Written and produced by Ajemina specifically for the festival, the story follows a playful exchange between a Nigerian mother and her teenage daughter living in the UK. When the daughter urges her mother not to wear traditional attire to a party, the mother’s response becomes a declaration of cultural confidence and authenticity. “Our fashion is part of our story,” she says. “It’s who we are.”

Ajemina’s participatory format, which blends audio storytelling with live audience performance, offered festival audiences an unexpected and deeply engaging way to experience connection through art. Audiences first listened to the short audio drama before being invited to take part in a live reading of the scene. The experience turned listening into participation as people stepped forward to voice the characters and share their reflections. “It’s very intentional for me,” Ogan explains. “The listening is only the first part. When people take the script, say the words, and make them their own, something powerful happens. They begin to see themselves in the story.”

As one attendee put it afterwards, the moment felt both affirming and emotional because it mirrored their own journey of finding confidence.
Ajemina sums up her approach simply, participation is the art.

Her background in Theatre Arts and her years of experience using storytelling to amplify lived experiences have shaped this participatory approach. She designs her work as a shared experience that values authenticity, collaboration, and exchange. “When people see themselves in stories, they begin to see their own power,” she says. “Belonging grows when people feel seen and heard.”

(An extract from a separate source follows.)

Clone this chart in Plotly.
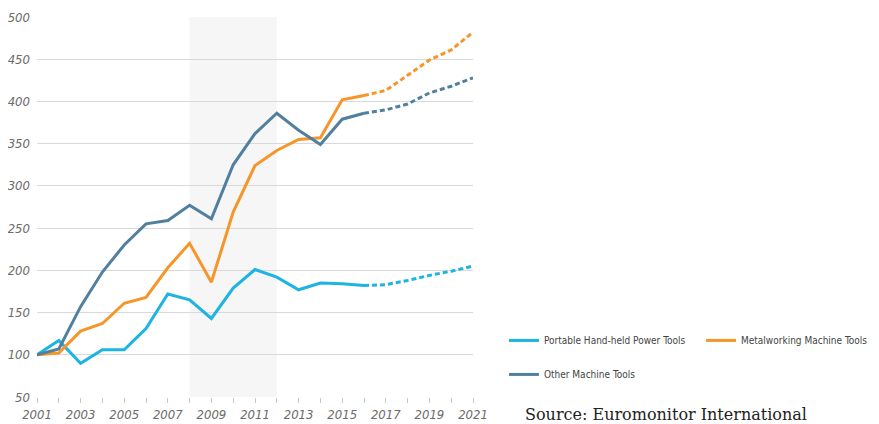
import plotly.graph_objects as go

actual_years = list(range(2001, 2017))
forecast_years = list(range(2016, 2022))

portable_actual = [100, 117, 90, 106, 106, 131, 172, 165, 143, 179, 201, 192, 177, 185, 184, 182]
portable_forecast = [182, 183, 188, 194, 199, 205]

metal_actual = [100, 102, 128, 137, 161, 168, 203, 232, 186, 269, 324, 342, 355, 357, 402, 407]
metal_forecast = [407, 413, 431, 449, 461, 482]

other_actual = [100, 107, 157, 198, 230, 255, 259, 277, 261, 325, 362, 386, 366, 349, 379, 386]
other_forecast = [386, 390, 397, 410, 418, 428]

series_names = ["Portable Hand-held Power Tools", "Metalworking Machine Tools", "Other Machine Tools"]
colors = ["#1db4e2", "#f6962a", "#51809e"]
legend_ids = ["legend", "legend2", "legend"]

x_tick_vals = list(range(2001, 2022, 2))
y_tick_vals = list(range(50, 501, 50))

shade_start, shade_end = 2008, 2012

fig = go.Figure()

data = [(portable_actual, portable_forecast), (metal_actual, metal_forecast), (other_actual, other_forecast)]
for name, color, lg, (act, fc) in zip(series_names, colors, legend_ids, data):
    fig.add_trace(go.Scatter(x=actual_years, y=act, mode="lines", name=name,
                             legendgroup=name, legend=lg,
                             line=dict(color=color, width=3)))
    fig.add_trace(go.Scatter(x=forecast_years, y=fc, mode="lines", name=name,
                             legendgroup=name, showlegend=False, legend=lg,
                             line=dict(color=color, width=3, dash="5px,3px")))

fig.add_shape(type="rect", xref="x", yref="paper", x0=shade_start, x1=shade_end,
              y0=0, y1=1, fillcolor="#f6f6f6", line=dict(width=0), layer="below")

cond_font = "DejaVu Sans Condensed, Liberation Sans Narrow, Roboto, sans-serif"
tick_font = dict(family=cond_font, size=13, color="#6b6b6b", style="italic")
legend_font = dict(family=cond_font, size=10, color="#444444")

fig.update_layout(
    width=871, height=416,
    margin=dict(l=29, r=406, t=9, b=27, autoexpand=False),
    paper_bgcolor="white", plot_bgcolor="rgba(0,0,0,0)",
    showlegend=True,
    legend=dict(orientation="v", x=1.071, y=0.187, xanchor="left", yanchor="top",
                tracegroupgap=15, font=legend_font, itemwidth=30,
                bgcolor="rgba(0,0,0,0)"),
    legend2=dict(orientation="v", x=1.523, y=0.187, xanchor="left", yanchor="top",
                 font=legend_font, itemwidth=30, bgcolor="rgba(0,0,0,0)"),
    xaxis=dict(range=[2001, 2021], tickvals=x_tick_vals, ticktext=[str(v) for v in x_tick_vals],
               showgrid=False, zeroline=False, showline=False, automargin=False,
               ticks="outside", ticklen=5, tickcolor="#c8c8c8",
               minor=dict(dtick=1, tick0=2001, ticks="outside", ticklen=5, tickcolor="#c8c8c8"),
               tickfont=tick_font),
    yaxis=dict(range=[50, 500], tickvals=y_tick_vals, showgrid=True, gridcolor="#d9d9d9",
               gridwidth=1, zeroline=False, showline=False, ticks="", tickfont=tick_font,
               automargin=False, ticklabelstandoff=6),
    annotations=[dict(text="Source: Euromonitor International", xref="paper", yref="paper",
                      x=1.115, y=-0.047, xanchor="left", yanchor="middle", showarrow=False,
                      font=dict(family="DejaVu Serif, Liberation Serif, serif", size=16, color="#222222"))],
)

fig.write_html("out.html")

In a time when conversations about immigration and identity can feel divided, Our Culture, Our Pride reminds audiences that belonging is built on mutual respect. When people are confident in their own stories, they are better able to connect, listen, and contribute to shared community life. The work celebrates self-acceptance as the foundation for belonging and encourages dialogue around culture, cohesion, and confidence within the diaspora. It also reflects a growing movement in British participatory arts that uses storytelling to bridge cultures and strengthen community cohesion.

Ajemina sees Our Culture, Our Pride as part of her continuing creative journey to build connections between culture, lived experience, and community storytelling. She plans to develop a series of short participatory pieces that continue these conversations, focusing on themes of cohesion, migration, diaspora life, and what it truly means to belong. “You can only give your best when you know who you are,” she says. “That’s where strength, creativity, and connection begin.”

Her contribution to BAFA 2025 reminded audiences that cultural pride is about showing up fully and confidently as yourself. Through participatory storytelling, Ajemina continues to create spaces where people can recognise their own value and voice, building confidence, connection, and community through art.